Hallo André,
der Aufwand wäre mir doch zu groß.
„Aufwand“ macht den Unterschied zwischen Genuss und der bloßen Abdeckung physiologischer Bedürfnisse aus. „Aufwand“ ist der Ursprung der Kultur.
Dann wäre es eher einfacher, den Tee lose in der Kanne ziehen
zu lassen um ihn dann direkt in die Tasse zu gießen.
Das geht aber nur mit Tee, der auch grob genug ist.
Noch einfacher wäre es, einfach Leitungswasser direkt vom Zapfhahn zu trinken. Damit spart man sich auch noch den Zeitaufwand für das Erhitzen des Wassers und das lästige Abspülen. Doch diese grundsätzlichen Anmerkungen einmal beiseite gelassen - mit einer vernünftigen Teekanne ist das überhaupt nicht aufwendig und Du kannst damit natürlich auch kleinblättrigen Tee aufgießen. Idealerweise benutzt man eine japanische kyusu aus Tokoname-Ton. Die haben ein eingebautes Sieb - traditionell aus Ton (wie auch ihr klassisches Vorbild, chinesische Yixing-Kännchen aus Zisha-Ton), moderne aus Edelstahl. Bei letzteren sind speziell die mit ‚Panoramasieb‘ zu empfehlen; dieses kleidet die ganze innere Rundung der Kanne aus und sitzt nicht nur vor dem Ausguss.

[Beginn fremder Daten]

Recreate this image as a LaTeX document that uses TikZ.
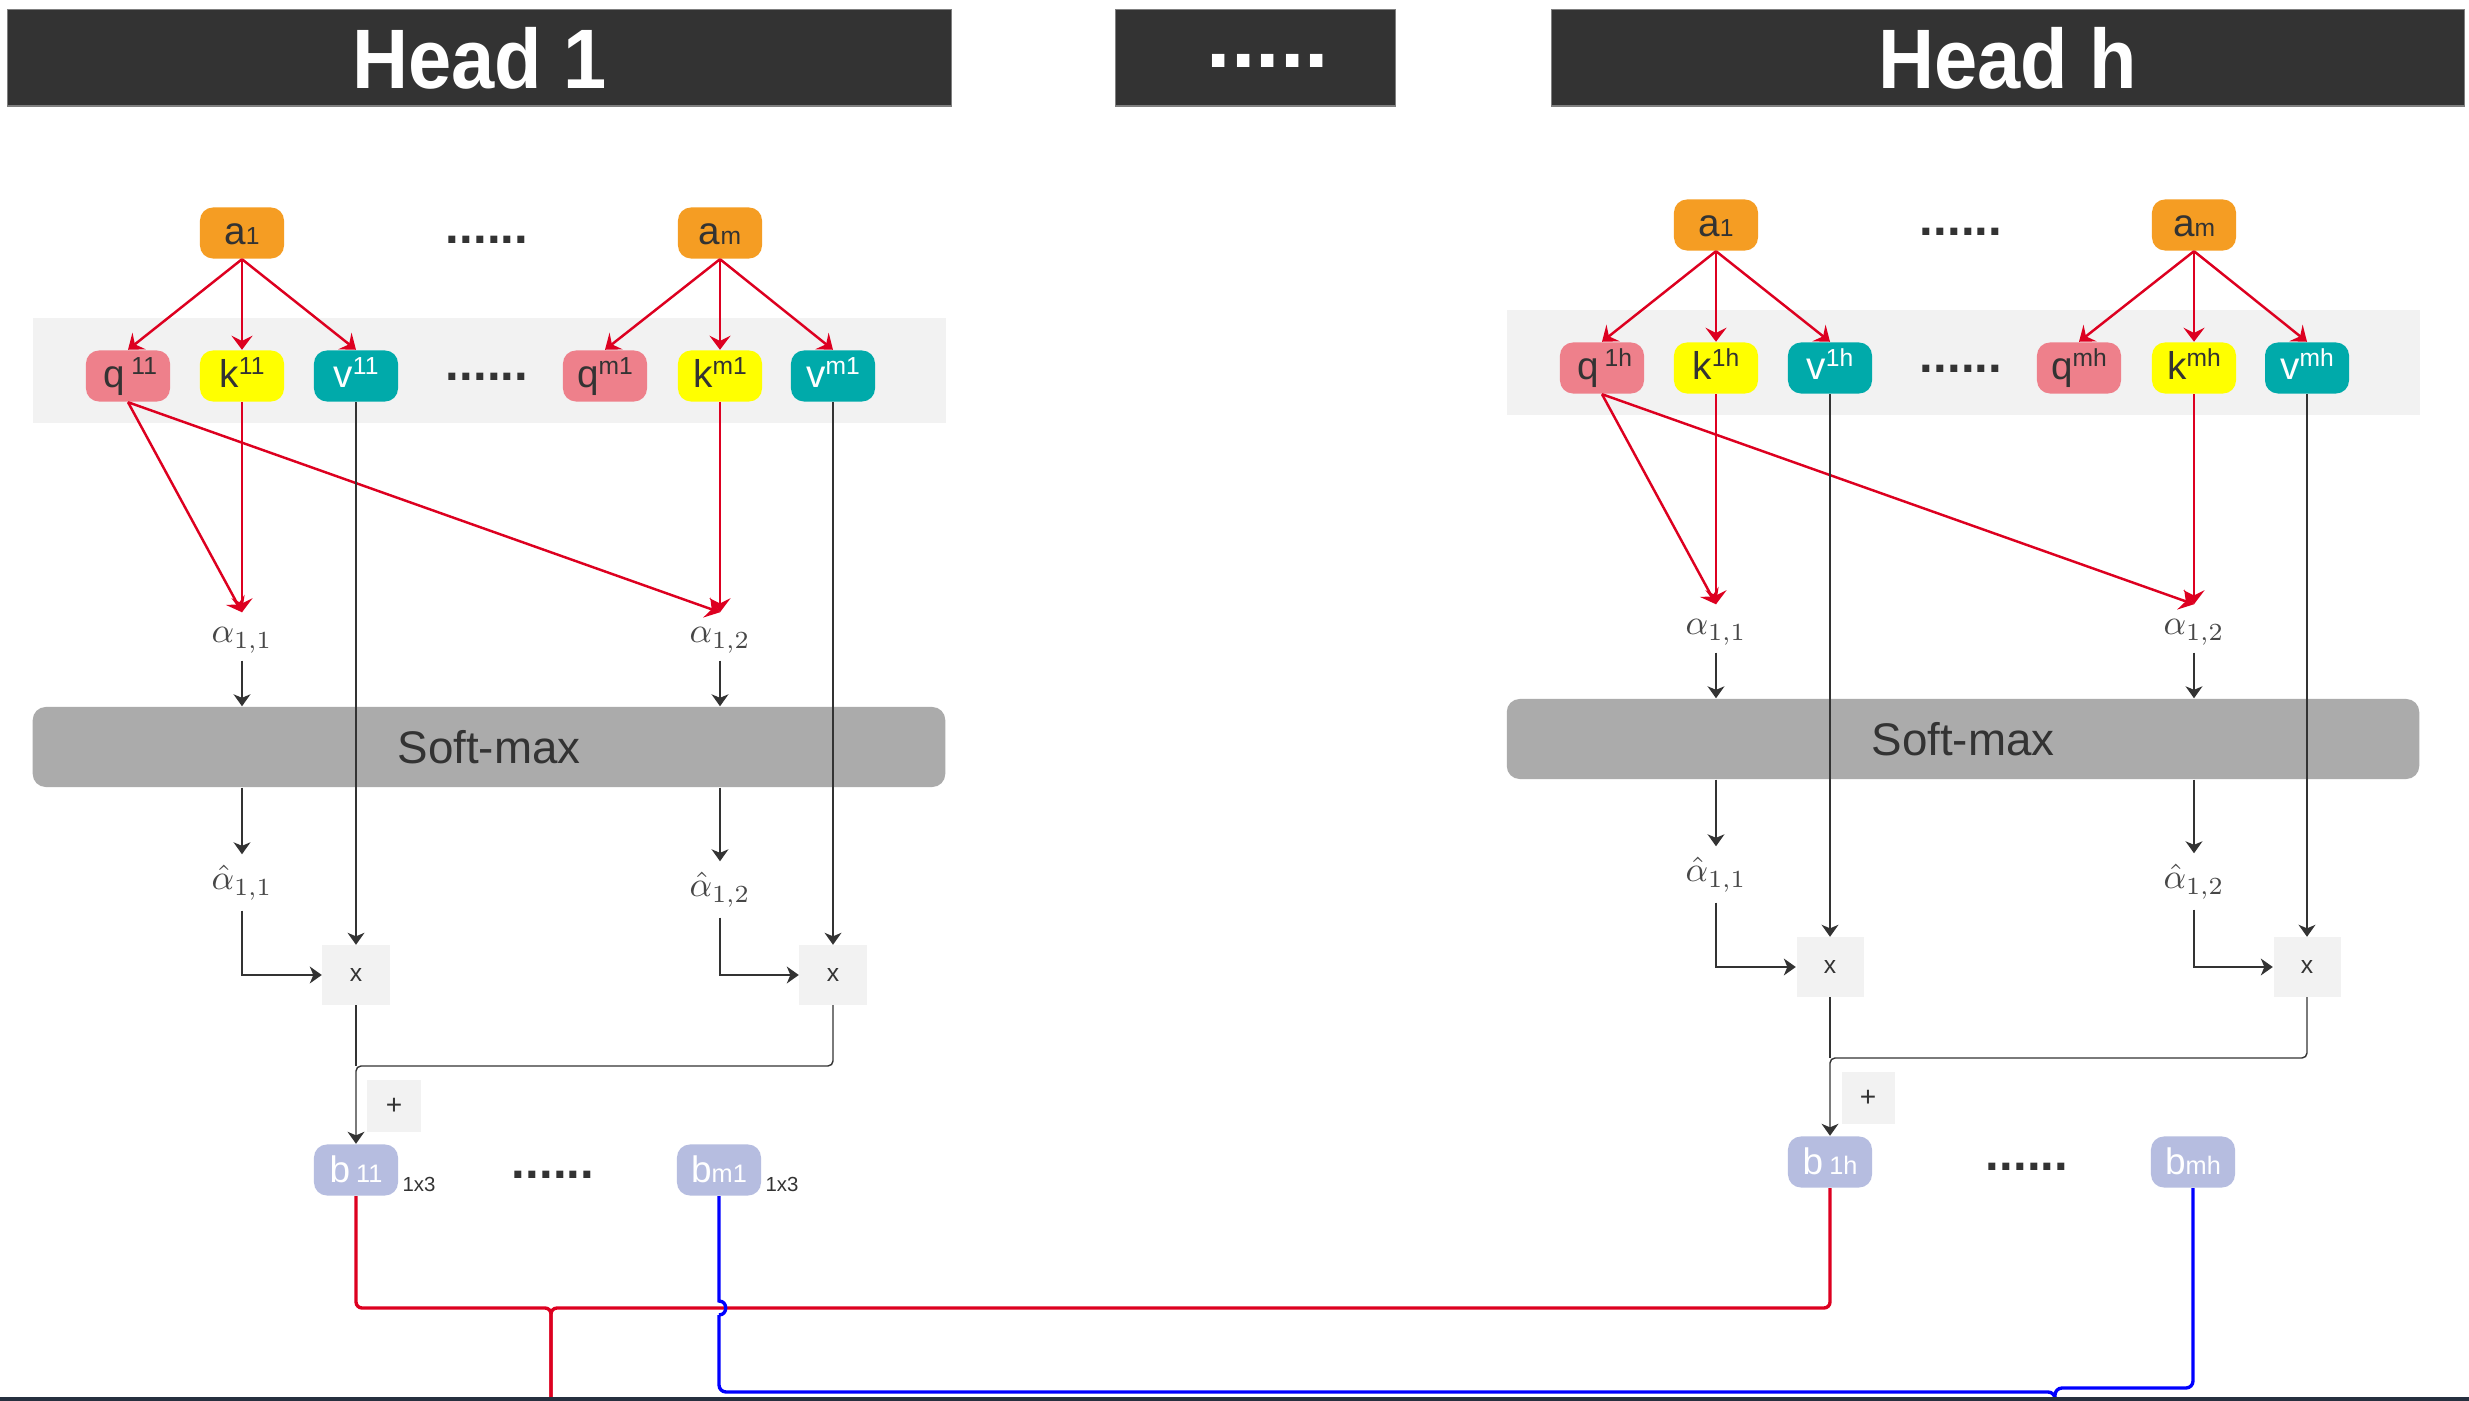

Die Größe einer kyusu (typisch 0,2 l) ist genau richtig für eine große Teeschale. Durch Stehenlassen in der Kanne (womöglich noch auf einem ‚Stövchen‘) wird Tee (auch abgegossener) nämlich nicht besser - den Plörregeschmack muss man dann zwangsläufig mit Zucker und Milch oder Zitronensaft notdürftig kaschieren …
Bei Grüntee kann man so auch problemlos mehrere Aufgüsse zubereiten. Zum Entfernen der Teeblätter nach Gebrauch einfach die Kanne unter leichtem Klopfen ausschütten, kurz mit Wasser ausspülen - fertig. Keine unhygienischen Baumwollnetze, kein geschmacksverfälschendes Papier im Tee.
Beuteltee ist im Bereich der Getränke das Äquivalent von Separatorenfleisch (vgl. http://de.wikipedia.org/wiki/Separatorenfleisch) - etwas, das mit „Ess- und Trinkkultur“ nur noch im ethno- und soziologischen Sinne etwas zu tun hat, nicht aber im gastrosophischen Sinne. Da wäre es vielmehr angebracht, von ‚Unkultur‘ zu sprechen.